6.4En ce qui concerne le fait que le requérant n’a pas demandé l’autorisation d’introduire une requête en contrôle judiciaire de la décision relative à l’examen des risques avant renvoi, le Comité prend note de l’argument de l’État partie, qui indique que cette décision peut, sous réserve d’autorisation, faire l’objet d’un contrôle judiciaire par la Cour fédérale du Canada, et qu’un sursis à l’exécution de la mesure de renvoi peut également être accordé dans l’attente de la décision définitive. Au vu des informations figurant dans le dossier, le Comité constate que le paragraphe 4 de l’article 18.1 de la loi sur les cours fédérales dispose que le contrôle judiciaire par la Cour fédérale d’une décision relative à l’examen des risques avant renvoi ne se limite pas aux erreurs de droit et aux simples vices de procédure et que la Cour peut examiner l’affaire au fond (voir par. 4.5). Le Comité constate également que le requérant n’invoque pas d’argument pour étayer son affirmation selon laquelle le contrôle judiciaire d’une décision relative à l’examen des risques avant renvoi ne constitue pas un recours utile. Il se borne à affirmer que cette procédure est très coûteuse et inefficace car ses chances d’aboutir sont faibles. À cet égard, le Comité rappelle que de simples doutes quant à l’utilité d’un recours ne dispensent pas un requérant de l’épuiser et que la Cour fédérale peut, s’il y a lieu, examiner une affaire sur le fond.
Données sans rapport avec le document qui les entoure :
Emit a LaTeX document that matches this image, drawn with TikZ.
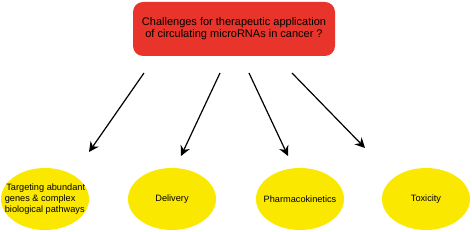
\documentclass[tikz,border=0pt]{standalone}
\usepackage{fontspec}
\setmainfont{Liberation Sans}
\usetikzlibrary{positioning, arrows.meta, shapes.geometric}

\definecolor{boxred}{RGB}{232,52,42}
\definecolor{ovalyellow}{RGB}{250,232,0}

\begin{document}
\begin{tikzpicture}[
    x=1pt, y=1pt,
    box/.style={rectangle, rounded corners=10pt, fill=boxred, minimum width=202pt, minimum height=54pt, align=center, font=\fontsize{11}{12}\selectfont},
    oval/.style={ellipse, fill=ovalyellow, minimum width=88pt, minimum height=62pt, inner sep=0pt},
    ovaltext/.style={align=left, inner sep=0pt, font=\fontsize{9.2}{11}\selectfont},
    arrow/.style={-{Stealth[length=10pt, width=10pt]}, line width=1.2pt}
]
\useasboundingbox (0,0) rectangle (472,232);

% Central question
\node[box] (challenge) at (234,203) {Challenges for therapeutic application\\of circulating microRNAs in cancer ?};

% Challenges
\node[oval, label={[ovaltext]center:\,Targeting abundant\\genes \& complex\\biological pathways}] (target) at (45,33) {};
\node[oval, label={[ovaltext]center:Delivery}] (delivery) at (172,33) {};
\node[oval, label={[ovaltext]center:Pharmacokinetics}] (pharma) at (300,33) {};
\node[oval, label={[ovaltext]center:Toxicity}] (toxic) at (426,33) {};

% Arrow ends
\coordinate (t1) at (144,159);
\coordinate (h1) at (89,80);
\coordinate (t2) at (220,159);
\coordinate (h2) at (181,76);
\coordinate (t3) at (249,159);
\coordinate (h3) at (288,76);
\coordinate (t4) at (292,159);
\coordinate (h4) at (365,84);

\draw[arrow] (t1) -- (h1);
\draw[arrow] (t2) -- (h2);
\draw[arrow] (t3) -- (h3);
\draw[arrow] (t4) -- (h4);

\end{tikzpicture}
\end{document}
En conséquence, le Comité estime que le requérant n’a pas épuisé tous les recours internes disponibles car il n’a pas saisi la Cour fédérale d’une demande de contrôle judiciaire de la décision relative à l’examen des risques avant renvoi.
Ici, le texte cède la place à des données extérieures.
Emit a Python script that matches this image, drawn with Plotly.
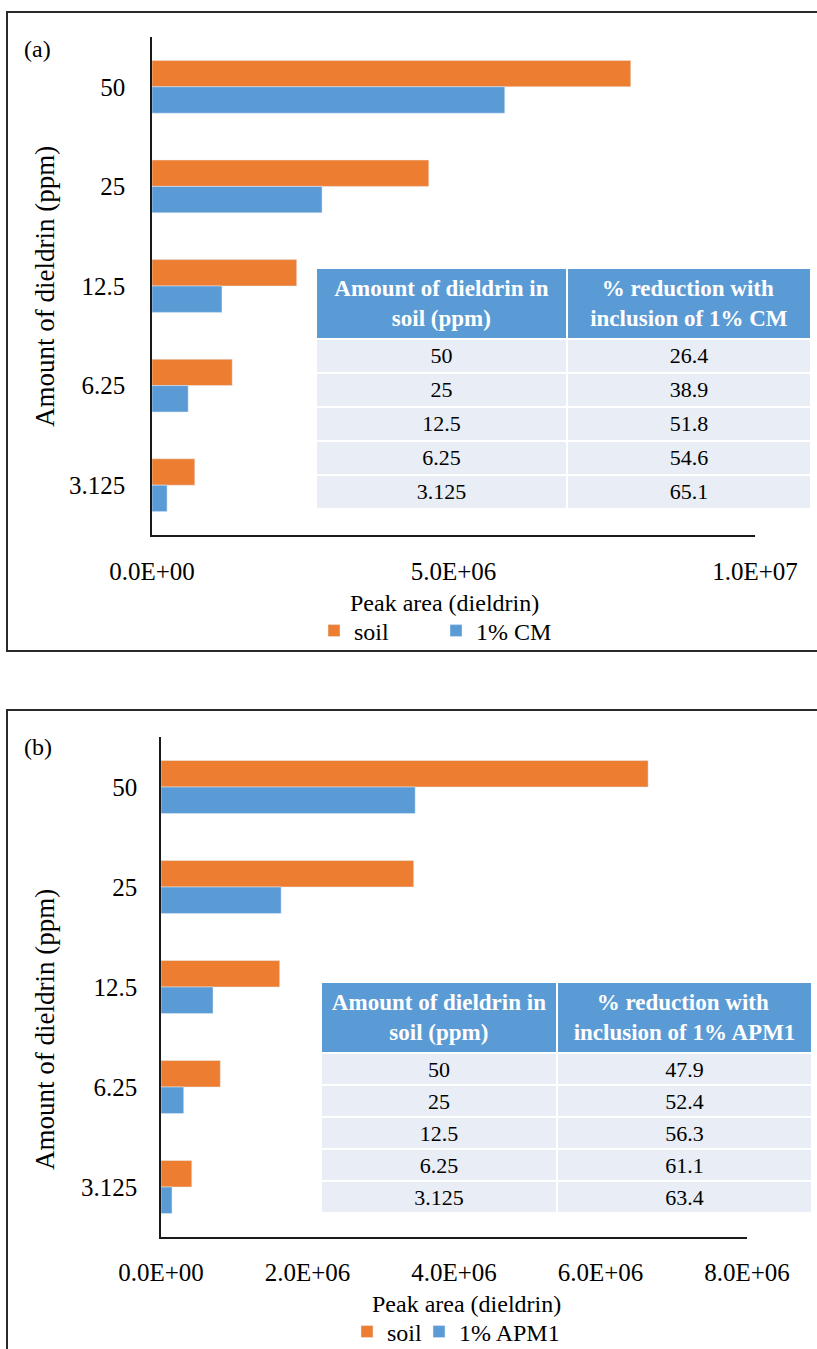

6.5Le Comité rappelle que, pour être recevable au regard du paragraphe 2 de l’article 22 de la Convention et de l’article 113 b) de son règlement intérieur, une requête doit apporter le minimum de preuves requis aux fins de la recevabilité. Il prend note de l’argument de l’État partie selon lequel la communication est manifestement mal fondée, faute d’être suffisamment étayée. À cet égard, le Comité relève l’affirmation du requérant selon laquelle il a été arrêté et torturé en raison de ses activités politiques en 1992 et 1993. Il relève que le requérant n’a obtenu un certificat médical que le 19 novembre 2015, alors que son expulsion vers l’Inde était imminente, soit la veille du jour auquel il a déposé sa requête auprès du Comité. De l’avis du Comité, le fait que le requérant n’avait pas demandé le certificat avant cette date afin de le présenter aux autorités de l’État partie à l’appui de sa demande d’asile affaiblit sensiblement la force probante de ce document. Le Comité fait observer par ailleurs que, bien que le requérant ait été arrêté du fait de ses activités politiques, la police ne l’a pas mis en accusation, n’a pas enregistré son arrestation et l’a remis en liberté contre un pot-de-vin. Le Comité constate en outre que rien dans la requête n’indique que le requérant ait été politiquement actif lors de son long séjour à l’étranger. L’allégation selon laquelle la police indienne estime qu’il apporte son concours à des terroristes sikhs n’est donc étayée par aucune preuve. À cet égard, on comprend mal pourquoi le père du requérant, qui n’a pas signalé avoir rencontré quelque problème que ce soit du fait de ses propres activités politiques au sein du parti Shiromani Akali Dal (Amritsar/Mann), serait arrêté et torturé en raison du retour au pays du requérant, lequel a été absent pendant vingt-trois ans et n’a présenté aucun élément montrant qu’il avait mené une quelconque activité politique. Le Comité constate que les affirmations du requérant, qui ne sont fondées que sur ses propres affirmations concernant des événements passés, ne sont pas suffisantes pour établir qu’il courrait un risque direct d’être torturé s’il était renvoyé en Inde. Compte tenu de ce qui précède, le Comité considère que le requérant n’a pas suffisamment étayé, aux fins de la recevabilité, son affirmation selon laquelle il courrait personnellement un risque réel et prévisible d’être soumis à la torture.

6.6En conséquence, le Comité décide :

a)Que la requête est irrecevable au regard des paragraphes 2 et 5 b) de l’article 22 de la Convention ;

b)Que la présente décision sera communiquée au requérant et à l’État partie.